Chapter 7 - Gene expression and bone loss following spinal cord injury

Abstract

Spinal cord injury (SCI) leads to several molecular and cellular disruptions, resulting in systemic changes, and a complex disease that requires multi-professional care treatment. The mechanisms underlying SCI have not yet been fully elucidated, and effective therapies for SCI are lacking. Two phases characterize the damages following the injury. The primary damage is the mechanical injury itself, and the secondary damage phase results from biochemical processes following the primary damage. SCI individuals experience motor, sensory, and autonomic impairments, which cause musculoskeletal disorders post-injury and progress throughout their lifetime. The specific aim of this review is to gain a better understanding of the mechanisms driving bone loss post-SCI. Bone remodeling corresponds to an ingenious mechanism in which the bone contributes to the circulatory levels of calcium, and in parallel, ensures bone renewal. In ideal conditions, adult individuals restore bone resorption by an adequate amount of bone formation, guaranteeing bone strength maintenance. Bone loss following SCI is certainly unique in its magnitude and rapidity, which may be explained by the concomitant effects of the absence of mechanical loading to the vascular changes, muscle atrophy, neural, and endocrine components. Uncoupled bone turnover was identified in SCI individuals and animals, with a predominance of resorption over formation.
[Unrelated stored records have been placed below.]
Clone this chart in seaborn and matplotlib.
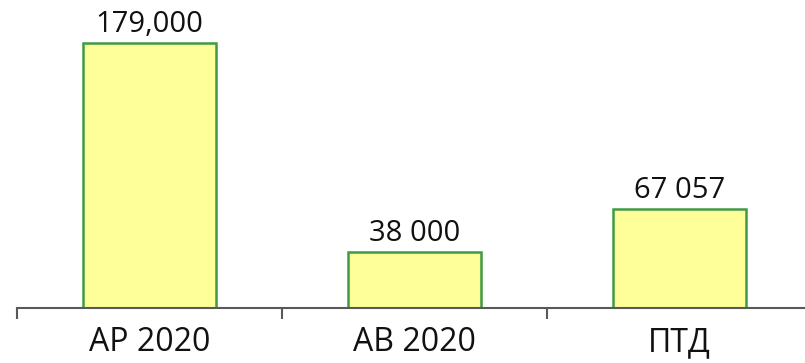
import matplotlib
matplotlib.use("Agg")
import matplotlib.pyplot as plt
import seaborn as sns

categories = ["АР 2020", "АВ 2020", "ПТД"]
values = [179000, 38000, 67057]
value_labels = ["179,000", "38 000", "67 057"]

sns.set_style("white")
plt.rcParams["font.family"] = ["Open Sans", "DejaVu Sans"]

fig = plt.figure(figsize=(8.05, 3.63), dpi=100)
ax = fig.add_axes([17 / 805, 55 / 363, 795 / 805, 308 / 363])

sns.barplot(x=categories, y=values, color="#FFFF99", saturation=1,
            edgecolor="#3E9A46", linewidth=1.8, width=0.5, ax=ax)

ax.set_xlim(-0.5, 2.5)
ax.set_ylim(0, 208000)

for side in ("top", "left", "right"):
    ax.spines[side].set_visible(False)
ax.spines["bottom"].set_color("#595959")
ax.spines["bottom"].set_linewidth(1.5)

ax.set_yticks([])
ax.set_xticks([0, 1, 2])
ax.set_xticklabels(categories, fontsize=23, color="#111111")
ax.tick_params(axis="x", which="major", bottom=True, length=0, pad=13)
ax.set_xticks([-0.5, 0.5, 1.5, 2.5], minor=True)
ax.tick_params(axis="x", which="minor", bottom=True, length=8, width=1.5,
               color="#595959")
ax.set_xlabel("")
ax.set_ylabel("")

ax.bar_label(ax.containers[0], labels=value_labels, padding=3,
             fontsize=21, color="#111111")

fig.savefig("out.png", dpi=100)
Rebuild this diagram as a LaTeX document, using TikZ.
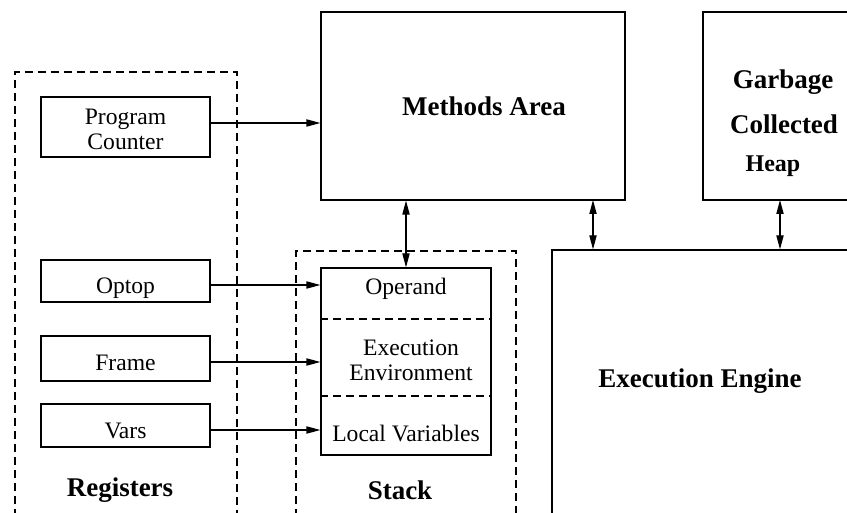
\documentclass[tikz,border=0pt]{standalone}
\usepackage{fontspec}
\setmainfont{Liberation Serif}
\usetikzlibrary{arrows.meta}
\begin{document}
\begin{tikzpicture}[x=0.5pt,y=-0.5pt, line width=0.6pt,
  box/.style={draw, rectangle, inner sep=0pt},
  txt/.style={inner sep=0pt, font=\fontsize{11.8}{12.5}\selectfont, align=center},
  grp/.style={draw, dash pattern=on 4pt off 2.5pt},
  lbl/.style={inner sep=0pt, font=\fontsize{13.5}{14}\selectfont\bfseries},
  arr/.style={-{Triangle[length=7pt,width=3.6pt]}},
  darr/.style={{Triangle[length=7pt,width=3.6pt]}-{Triangle[length=7pt,width=3.6pt]}}]
\clip (0,0) rectangle (847,513);
% groups
\draw[grp] (15,530) -- (15,72) -- (237,72) -- (237,530);
\draw[grp] (296,530) -- (296,251) -- (516,251) -- (516,530);
% registers
\node[box, minimum width=84.5pt, minimum height=30pt] (pc) at (125.5,127) {};
\node[txt] (pctxt) at (125.5,129.5) {Program\\Counter};
\node[box, minimum width=84.5pt, minimum height=21pt] (optop) at (125.5,281) {};
\node[txt] (optoptxt) at (125.5,288.5) {Optop};
\node[box, minimum width=84.5pt, minimum height=22.5pt] (frame) at (125.5,358.5) {};
\node[txt] (frametxt) at (125.5,363) {Frame};
\node[box, minimum width=84.5pt, minimum height=21.5pt] (vars) at (125.5,425.5) {};
\node[txt] (varstxt) at (125.5,430.5) {Vars};
\node[lbl] (reglbl) at (120,490) {Registers};
% methods area, heap, engine
\node[box, minimum width=152pt, minimum height=94pt] (methods) at (473,106) {};
\node[lbl] (methodslbl) at (484,106) {Methods Area};
\node[box, minimum width=74.5pt, minimum height=94pt] (heap) at (777.5,106) {};
\node[lbl] (garb) at (783,82) {Garbage};
\node[lbl] (coll) at (784,124) {Collected};
\node[inner sep=0pt, font=\fontsize{12}{13}\selectfont\bfseries] (heaplbl) at (773,166) {Heap};
\node[box, minimum width=154pt, minimum height=140pt] (engine) at (706,390) {};
\node[lbl] (enginelbl) at (700,381) {Execution Engine};
% stack
\node[box, minimum width=85pt, minimum height=93.5pt] (stack) at (406,361.5) {};
\draw[dash pattern=on 4pt off 2.5pt] (stack.west |- {(0,319)}) -- (stack.east |- {(0,319)});
\draw[dash pattern=on 4pt off 2.5pt] (stack.west |- {(0,396)}) -- (stack.east |- {(0,396)});
\node[txt] (operand) at (406,289) {Operand};
\node[txt] (execenv) at (411,360) {Execution\\Environment};
\node[txt] (localvars) at (406,433) {Local Variables};
\node[lbl] (stacklbl) at (400,490) {Stack};
% connectors
\draw[arr] ([yshift=2pt]pc.east) -- ([yshift=2pt]pc.east -| methods.west);
\draw[arr] ([yshift=-2pt]optop.east) -- ([yshift=-2pt]optop.east -| stack.west);
\draw[arr] ([yshift=-1.75pt]frame.east) -- ([yshift=-1.75pt]frame.east -| stack.west);
\draw[arr] ([yshift=-2.25pt]vars.east) -- ([yshift=-2.25pt]vars.east -| stack.west);
\draw[darr] (stack.north |- methods.south) -- (stack.north);
\coordinate (me) at (593,200);
\draw[darr] (me) -- (me |- engine.north);
\coordinate (he) at (780,200);
\draw[darr] (he) -- (he |- engine.north);
\end{tikzpicture}
\end{document}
The highly uncoupled bone turnover due to SCI, associated with muscle atrophy and vascular disorder, potentially increases the risk for low-impact fractures in the sublesional bones in these individuals. Although major advances in understanding the pathogenesis, prevention, and treatment of SCI-induced bone loss have risen, the high risk of low-energy fracture in SCI individuals remains an important complication of SCI-induced bone loss. Maintaining bone integrity and preventing fractures are crucial for individuals with SCI in order to fully benefit from future advances in paralysis cure research and robotic exoskeletons, brain–computer interfaces, and other evolving technologies.